Start of Given data

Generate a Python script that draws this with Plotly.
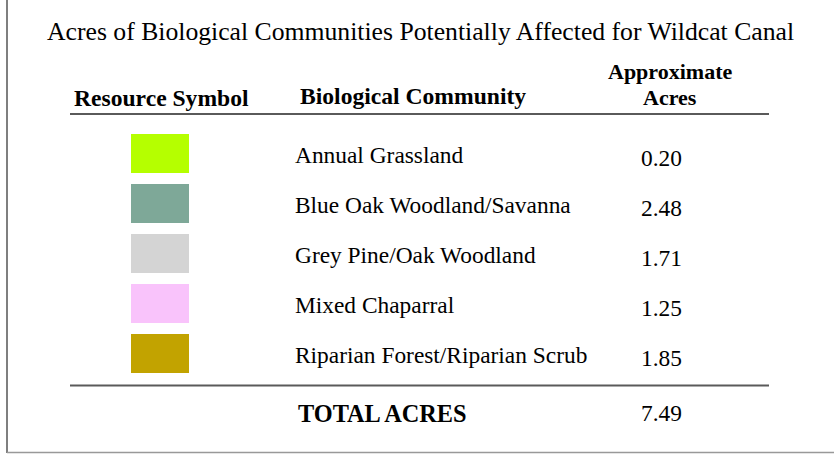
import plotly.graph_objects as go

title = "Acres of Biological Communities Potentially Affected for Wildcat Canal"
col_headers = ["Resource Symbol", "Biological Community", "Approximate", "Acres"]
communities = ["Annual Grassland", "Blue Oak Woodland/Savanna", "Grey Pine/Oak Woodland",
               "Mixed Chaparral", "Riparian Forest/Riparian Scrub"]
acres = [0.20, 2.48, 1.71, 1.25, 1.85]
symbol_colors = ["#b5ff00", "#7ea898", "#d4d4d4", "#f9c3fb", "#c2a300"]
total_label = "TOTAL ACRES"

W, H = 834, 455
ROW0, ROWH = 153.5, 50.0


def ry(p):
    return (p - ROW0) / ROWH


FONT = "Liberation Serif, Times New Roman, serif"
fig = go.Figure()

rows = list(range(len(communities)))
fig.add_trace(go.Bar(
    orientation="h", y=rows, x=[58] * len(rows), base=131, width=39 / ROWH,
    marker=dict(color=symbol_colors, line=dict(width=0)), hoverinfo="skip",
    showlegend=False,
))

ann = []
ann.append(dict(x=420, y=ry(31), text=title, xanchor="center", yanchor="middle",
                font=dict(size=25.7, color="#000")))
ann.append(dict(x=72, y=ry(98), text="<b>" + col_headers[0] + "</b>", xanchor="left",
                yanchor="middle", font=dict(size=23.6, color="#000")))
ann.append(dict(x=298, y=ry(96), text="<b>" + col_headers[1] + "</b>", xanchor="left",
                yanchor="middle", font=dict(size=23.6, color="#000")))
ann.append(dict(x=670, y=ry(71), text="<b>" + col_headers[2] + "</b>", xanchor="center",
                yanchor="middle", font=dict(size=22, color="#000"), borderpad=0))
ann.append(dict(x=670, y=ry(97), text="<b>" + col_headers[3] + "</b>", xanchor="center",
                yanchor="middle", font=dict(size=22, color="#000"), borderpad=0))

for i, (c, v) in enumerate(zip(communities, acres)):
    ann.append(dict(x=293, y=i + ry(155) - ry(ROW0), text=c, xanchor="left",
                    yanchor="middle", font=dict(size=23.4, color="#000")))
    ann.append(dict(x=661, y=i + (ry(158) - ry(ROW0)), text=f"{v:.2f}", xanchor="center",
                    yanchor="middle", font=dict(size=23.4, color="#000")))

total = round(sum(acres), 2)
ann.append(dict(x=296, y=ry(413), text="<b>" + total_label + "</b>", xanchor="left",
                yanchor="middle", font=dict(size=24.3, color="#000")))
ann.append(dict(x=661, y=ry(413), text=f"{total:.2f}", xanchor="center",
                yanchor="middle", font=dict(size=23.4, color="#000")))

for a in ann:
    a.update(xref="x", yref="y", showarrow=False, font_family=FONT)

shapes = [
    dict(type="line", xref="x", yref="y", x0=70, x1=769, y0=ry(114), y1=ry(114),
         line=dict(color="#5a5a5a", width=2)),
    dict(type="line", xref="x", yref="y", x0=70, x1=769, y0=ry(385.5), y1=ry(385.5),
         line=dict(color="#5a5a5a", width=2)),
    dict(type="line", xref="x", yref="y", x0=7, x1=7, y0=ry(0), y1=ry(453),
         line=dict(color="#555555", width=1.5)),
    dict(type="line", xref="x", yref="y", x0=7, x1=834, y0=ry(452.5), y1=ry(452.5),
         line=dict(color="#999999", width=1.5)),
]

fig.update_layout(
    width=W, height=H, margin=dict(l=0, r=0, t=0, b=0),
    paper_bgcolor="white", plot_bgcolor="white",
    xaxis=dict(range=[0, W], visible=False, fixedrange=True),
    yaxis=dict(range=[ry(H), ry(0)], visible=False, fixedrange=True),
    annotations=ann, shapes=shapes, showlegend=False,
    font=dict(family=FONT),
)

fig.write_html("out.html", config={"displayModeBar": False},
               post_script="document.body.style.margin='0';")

End of Given data

Write out the listing word for word, omitting the pictures it holds.

◆ The answer
Generate a Python script that draws this with Plotly.
import plotly.graph_objects as go

title = "Acres of Biological Communities Potentially Affected for Wildcat Canal"
col_headers = ["Resource Symbol", "Biological Community", "Approximate", "Acres"]
communities = ["Annual Grassland", "Blue Oak Woodland/Savanna", "Grey Pine/Oak Woodland",
               "Mixed Chaparral", "Riparian Forest/Riparian Scrub"]
acres = [0.20, 2.48, 1.71, 1.25, 1.85]
symbol_colors = ["#b5ff00", "#7ea898", "#d4d4d4", "#f9c3fb", "#c2a300"]
total_label = "TOTAL ACRES"

W, H = 834, 455
ROW0, ROWH = 153.5, 50.0


def ry(p):
    return (p - ROW0) / ROWH


FONT = "Liberation Serif, Times New Roman, serif"
fig = go.Figure()

rows = list(range(len(communities)))
fig.add_trace(go.Bar(
    orientation="h", y=rows, x=[58] * len(rows), base=131, width=39 / ROWH,
    marker=dict(color=symbol_colors, line=dict(width=0)), hoverinfo="skip",
    showlegend=False,
))

ann = []
ann.append(dict(x=420, y=ry(31), text=title, xanchor="center", yanchor="middle",
                font=dict(size=25.7, color="#000")))
ann.append(dict(x=72, y=ry(98), text="<b>" + col_headers[0] + "</b>", xanchor="left",
                yanchor="middle", font=dict(size=23.6, color="#000")))
ann.append(dict(x=298, y=ry(96), text="<b>" + col_headers[1] + "</b>", xanchor="left",
                yanchor="middle", font=dict(size=23.6, color="#000")))
ann.append(dict(x=670, y=ry(71), text="<b>" + col_headers[2] + "</b>", xanchor="center",
                yanchor="middle", font=dict(size=22, color="#000"), borderpad=0))
ann.append(dict(x=670, y=ry(97), text="<b>" + col_headers[3] + "</b>", xanchor="center",
                yanchor="middle", font=dict(size=22, color="#000"), borderpad=0))

for i, (c, v) in enumerate(zip(communities, acres)):
    ann.append(dict(x=293, y=i + ry(155) - ry(ROW0), text=c, xanchor="left",
                    yanchor="middle", font=dict(size=23.4, color="#000")))
    ann.append(dict(x=661, y=i + (ry(158) - ry(ROW0)), text=f"{v:.2f}", xanchor="center",
                    yanchor="middle", font=dict(size=23.4, color="#000")))

total = round(sum(acres), 2)
ann.append(dict(x=296, y=ry(413), text="<b>" + total_label + "</b>", xanchor="left",
                yanchor="middle", font=dict(size=24.3, color="#000")))
ann.append(dict(x=661, y=ry(413), text=f"{total:.2f}", xanchor="center",
                yanchor="middle", font=dict(size=23.4, color="#000")))

for a in ann:
    a.update(xref="x", yref="y", showarrow=False, font_family=FONT)

shapes = [
    dict(type="line", xref="x", yref="y", x0=70, x1=769, y0=ry(114), y1=ry(114),
         line=dict(color="#5a5a5a", width=2)),
    dict(type="line", xref="x", yref="y", x0=70, x1=769, y0=ry(385.5), y1=ry(385.5),
         line=dict(color="#5a5a5a", width=2)),
    dict(type="line", xref="x", yref="y", x0=7, x1=7, y0=ry(0), y1=ry(453),
         line=dict(color="#555555", width=1.5)),
    dict(type="line", xref="x", yref="y", x0=7, x1=834, y0=ry(452.5), y1=ry(452.5),
         line=dict(color="#999999", width=1.5)),
]

fig.update_layout(
    width=W, height=H, margin=dict(l=0, r=0, t=0, b=0),
    paper_bgcolor="white", plot_bgcolor="white",
    xaxis=dict(range=[0, W], visible=False, fixedrange=True),
    yaxis=dict(range=[ry(H), ry(0)], visible=False, fixedrange=True),
    annotations=ann, shapes=shapes, showlegend=False,
    font=dict(family=FONT),
)

fig.write_html("out.html", config={"displayModeBar": False},
               post_script="document.body.style.margin='0';")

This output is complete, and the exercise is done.